Just to clarify that point - the legislation is planned to address that point like this:- New leases will have ground rents of £0
- Owners of existing leases will have the option to pay a lump sum to the freeholder to get their ground rents reduced to £0
From a leaseholders perspective, conceptually, it would work like this:- I have promised to pay you £300 per year ground rent for the next hundred years
- But I want to pay you a lump sum today instead of paying £300 per year for 100 years
- So essentially, I am saying that I want to pay 100 years ground rent in advance, but discounted because of inflation etc
- The government's current calculation formula says that works out at about £5000
So in simple terms, I pay my freeholder £5000 today, and in return, my ground rent is reduced to £01 -
gcpbuyer said:Got it! That makes sense @eddddy
Can the freeholder refuse to reduce the ground rent to £0 even if you follow the Formal/Statutory Route after 2 years?

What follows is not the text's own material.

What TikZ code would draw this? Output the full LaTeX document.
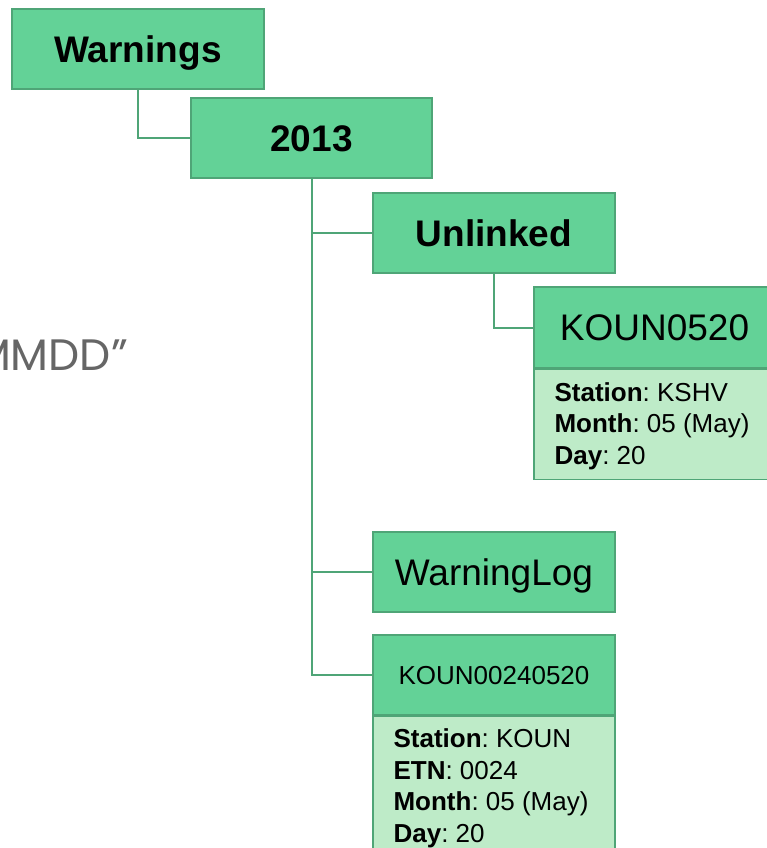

Under the current legislation, after you've owned the property for 2 years - the freeholder must allow you to extend the lease by 90 years and reduce the ground rent to zero (in return for a payment). The freeholder cannot refuse - if you follow the process correctly.
Under the new legislation, the plan is to let you just reduce the ground rent to zero - and not extend the lease - if you want to (presumably for a slightly lower price). I doubt that the freeholder will be allowed to refuse. I don't know if the 2 year qualification period will remain or not.